In Bird’s Nest Inside a Flower, delicate creatures tenuously protected wait out rain. The picture is muted, the only real light coming from four orbs sitting just above the center of the rectangle. They are like shark eggs, just translucent enough to suggest what’s going on. They are piled on top of one another and sit in a fetal position, kept safe within a careful arm. Silhouettes of figures repose at varying levels of comfort. One lies supine, another swoops, and an unlucky pair shares a small space nestled in the armpit of the green figure. Around the figures in the orbs, the iron oxide wash used to prime the canvas is visible. They evoke cave paintings, the egg-like sacs embryos, creating a sort of double metaphor for the earliest stages of life and art. The green figure’s eyes are blueish slits, not quite open or closed, suggesting the threshold of unconsciousness. They sit within a lavender and pink pod, the titular flower. Outside it, another barely conscious figure floats in the rain. This outside figure is transparent, in contrast with the opaque green figure. The rain, like the embryos, brings to mind childhood. Touch occurs only incidentally, within the cramped confines of one orb. The scene is one of intimacy interrupted.

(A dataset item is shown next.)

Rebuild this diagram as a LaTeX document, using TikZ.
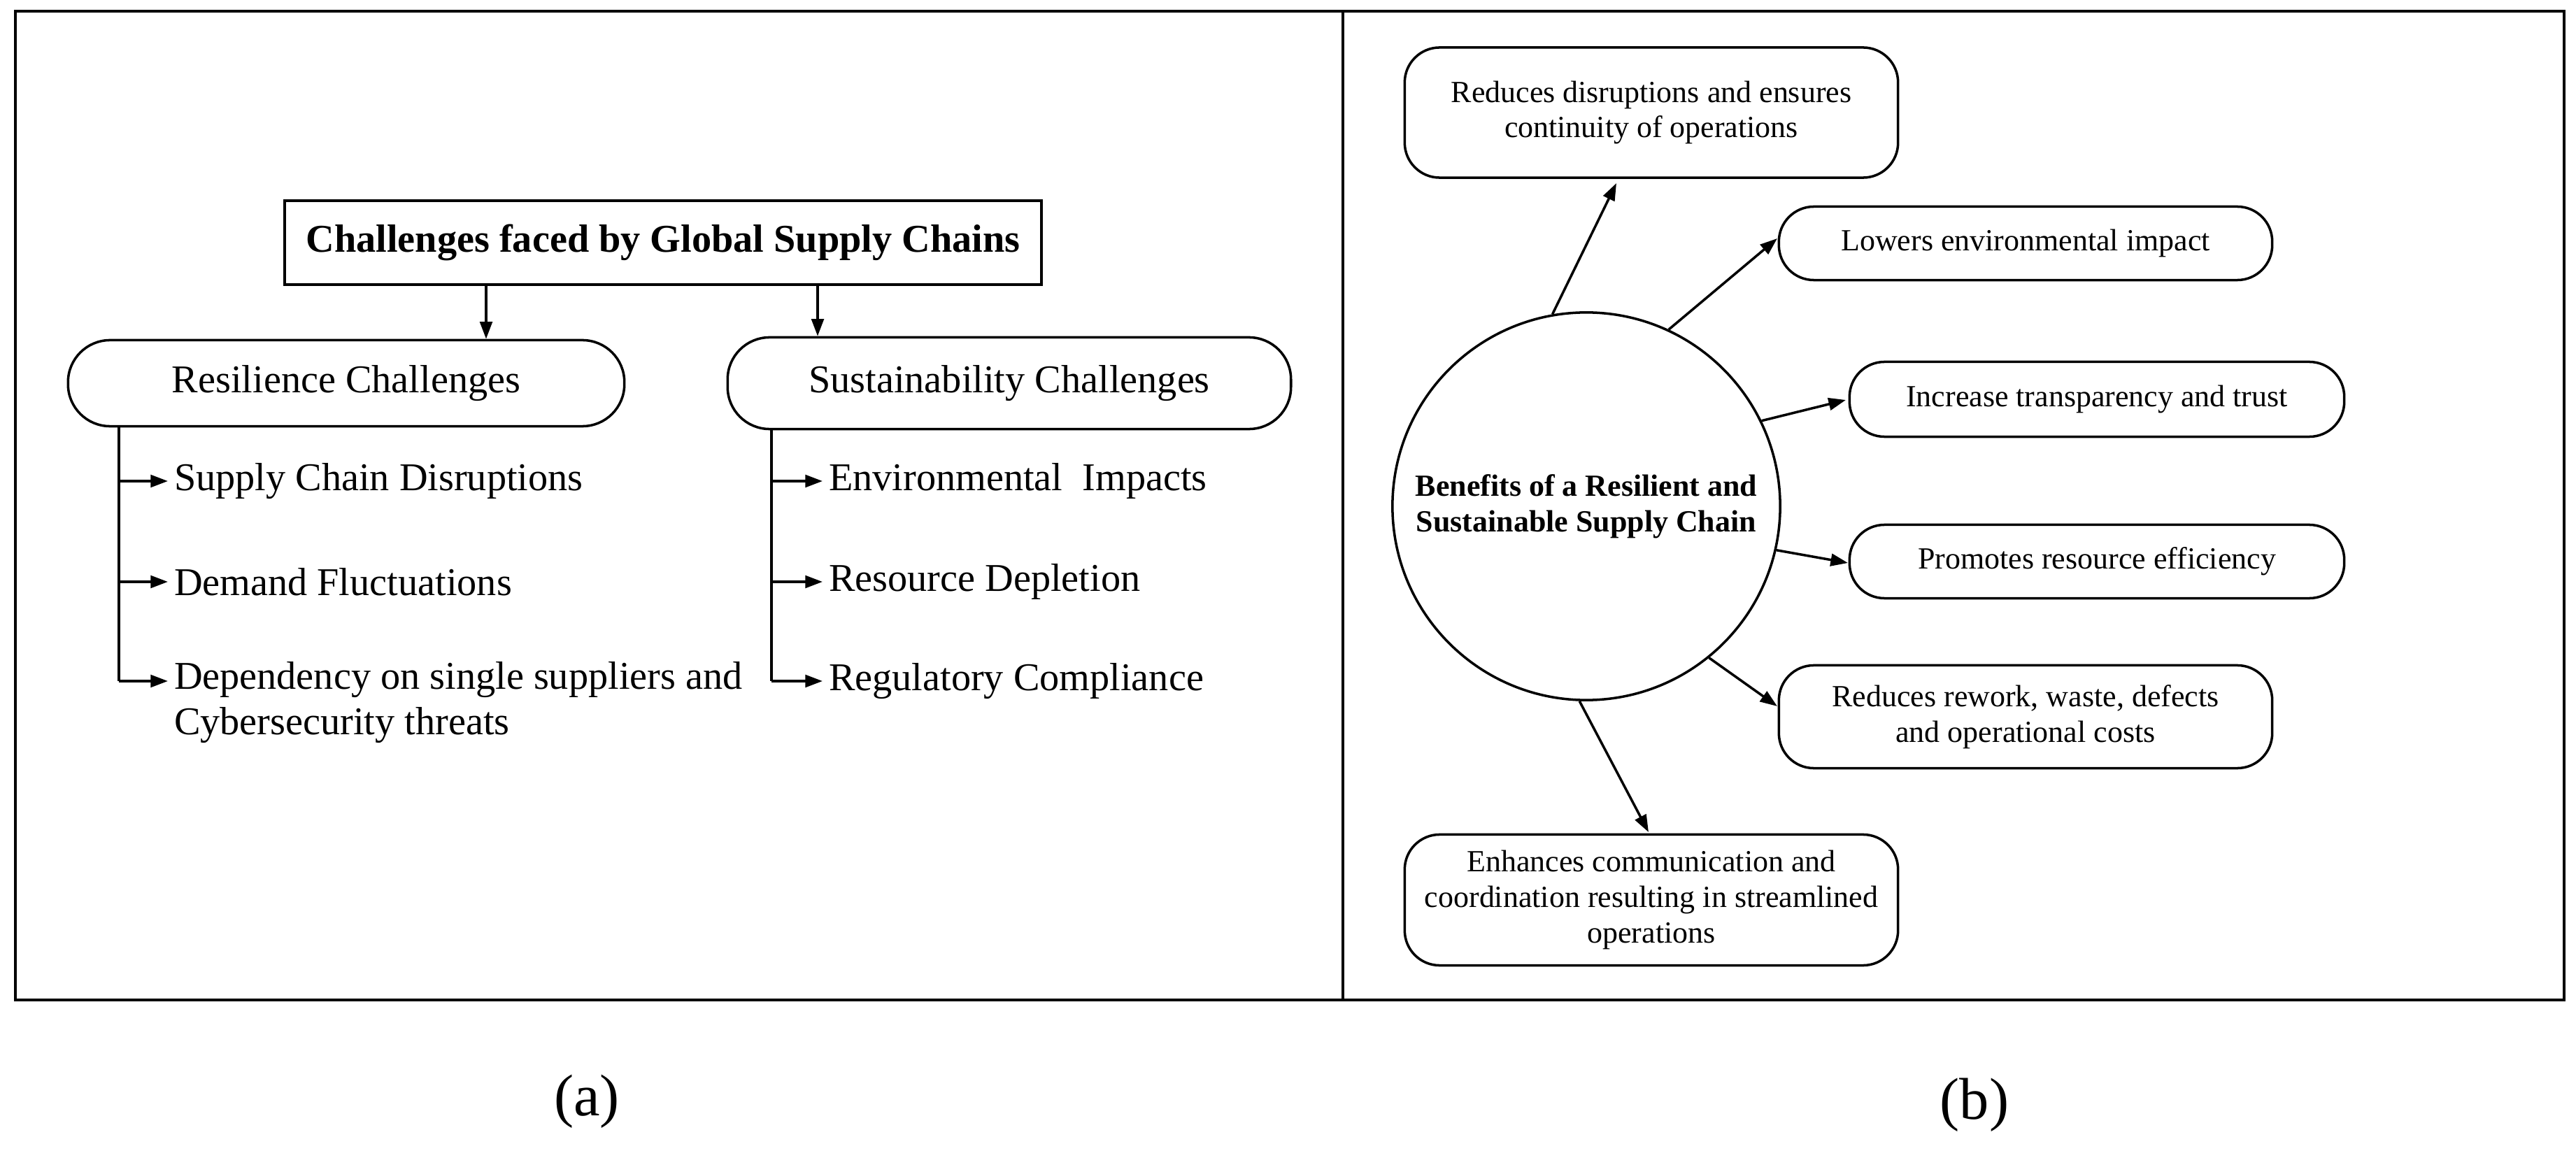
\documentclass[tikz,border=0pt]{standalone}
\usepackage{fontspec}
\setmainfont{Liberation Serif}
\usetikzlibrary{arrows.meta}
\begin{document}
\begin{tikzpicture}[x=0.01cm,y=-0.01cm,
  line width=1pt,
  arr/.style={-{Triangle[length=7pt,width=5pt]}},
  pill/.style={draw,rounded corners=0.6cm,inner sep=0pt,font=\fontsize{16}{18}\selectfont},
  item/.style={anchor=west,inner sep=0pt,outer sep=0.09cm,align=left,font=\fontsize{16}{18.5}\selectfont},
  bbox/.style={draw,rounded corners=0.5cm,inner sep=0pt,align=center,font=\fontsize{12.5}{14.5}\selectfont},
  sublabel/.style={font=\fontsize{24}{28}\selectfont}]
\useasboundingbox (0,0) rectangle (3683,1646);
\draw[line width=0.9pt] (22,16) rectangle (3666,1430);
\draw[line width=0.9pt] (1920,16) -- (1920,1430);
% (a)
\node[draw,minimum width=10.81cm,minimum height=1.2cm,inner sep=0pt,font=\bfseries\fontsize{16}{18}\selectfont] (title) at (948,347) {Challenges faced by Global Supply Chains};
\node[pill,minimum width=7.95cm,minimum height=1.23cm] (rc) at (495,548) {Resilience Challenges};
\node[pill,minimum width=8.05cm,minimum height=1.31cm] (sc) at (1443,548) {Sustainability Challenges};
\coordinate (a1) at (695,0);
\coordinate (a2) at (1169,0);
\draw[arr] (title.south -| a1) -- (rc.north -| a1);
\draw[arr] (title.south -| a2) -- (sc.north -| a2);
\node[item] (l1) at (240,688) {Supply Chain Disruptions};
\node[item] (l2) at (240,832) {Demand Fluctuations};
\node[item] (l3) at (240,1005) {Dependency on single suppliers and\\Cybersecurity threats};
\coordinate (lv) at (170,974);
\node[item] (r1) at (1176,688) {Environmental\ \ Impacts};
\node[item] (r2) at (1176,832) {Resource Depletion};
\node[item] (r3) at (1176,974) {Regulatory Compliance};
\coordinate (rv) at (1103,974);
\draw (rc.south -| lv) -- (lv);
\draw[arr] (l1.west -| lv) -- (l1.west);
\draw[arr] (l2.west -| lv) -- (l2.west);
\draw[arr] (lv) -- (lv -| l1.west);
\draw (sc.south -| rv) -- (rv);
\draw[arr] (r1.west -| rv) -- (r1.west);
\draw[arr] (r2.west -| rv) -- (r2.west);
\draw[arr] (rv) -- (r3.west);
\node[sublabel] (capa) at (839,1575) {(a)};
% (b)
\node[draw,circle,minimum size=5.54cm,inner sep=0pt,align=center,font=\bfseries\fontsize{12.5}{14.5}\selectfont] (c) at (2268,724) {Benefits of a Resilient and\\Sustainable Supply Chain};
\node[bbox,minimum width=7.05cm,minimum height=1.86cm] (b1) at (2361,161) {Reduces disruptions and ensures\\continuity of operations};
\node[bbox,minimum width=7.05cm,minimum height=1.05cm] (b2) at (2896,348) {Lowers environmental impact};
\node[bbox,minimum width=7.07cm,minimum height=1.07cm] (b3) at (2998,571) {Increase transparency and trust};
\node[bbox,minimum width=7.07cm,minimum height=1.05cm] (b4) at (2998,803) {Promotes resource efficiency};
\node[bbox,minimum width=7.05cm,minimum height=1.47cm] (b5) at (2896,1025) {Reduces rework, waste, defects\\and operational costs};
\node[bbox,minimum width=7.05cm,minimum height=1.87cm] (b6) at (2361,1287) {Enhances communication and\\coordination resulting in streamlined\\operations};
\coordinate (e1) at (2311,262);
\coordinate (e2) at (2541,341);
\coordinate (e3) at (2639,572);
\coordinate (e4) at (2642,805);
\coordinate (e5) at (2541,1010);
\coordinate (e6) at (2357,1190);
\draw[arr] (c.100) -- (e1);
\draw[arr] (c.65) -- (e2);
\draw[arr] (c.26) -- (e3);
\draw[arr] (c.-13) -- (e4);
\draw[arr] (c.-51) -- (e5);
\draw[arr] (c.-92) -- (e6);
\node[sublabel] (capb) at (2823,1580) {(b)};
\end{tikzpicture}
\end{document}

Elsewhere, boundaries are more porous. Forming a Window for Previous Selves and Shaping a Path Forward are adjacent and, as their titles suggest, roughly mirror each other. In both compositions, two figures bridge over each other in the foreground, leaving only a small portal in the center through which a scene plays out. In the first painting, a figure whose body is more night sky than flesh-and-blood bends over an earth-toned and more solidly grounded figure. Light emanates from under the latter’s midsection, illuminating a set of smaller light blue figures that are moving towards it, suggesting personhood in stages and perhaps gravity that these figures cannot resist. In Shaping a Path Forward, two figures lean on each other to form a window on small figures that appear to have been reconstituted from the first painting. But this painting is dark, practically monochrome. Instead of desperately letting go, the small figures exude curiosity and confidence, holding hands and looking at one another.


This pair of paintings is at once triumphant and tragic. The first accurately and poignantly describes how it feels to look back in retrospect, what it’s like to hold space for who one used to be, and what it feels like to watch a person change. The second, by contrast, describes the excitement of moving forward. Baker suggests a forelife and an afterlife while denying any real boundary between the two. Overall, “Sonnet” can be construed as a pooling of consciousness in which what came before and after congeals. If not explicitly otherworldly, the work points to somewhere separate and intimate where we can be safe. Left up to you are what exactly “safe” is and who “we” are.

“Lydia Baker: Sonnet,” Massey Klein Gallery, 124 Forsyth Street, New York, NY. Through December 7, 2024.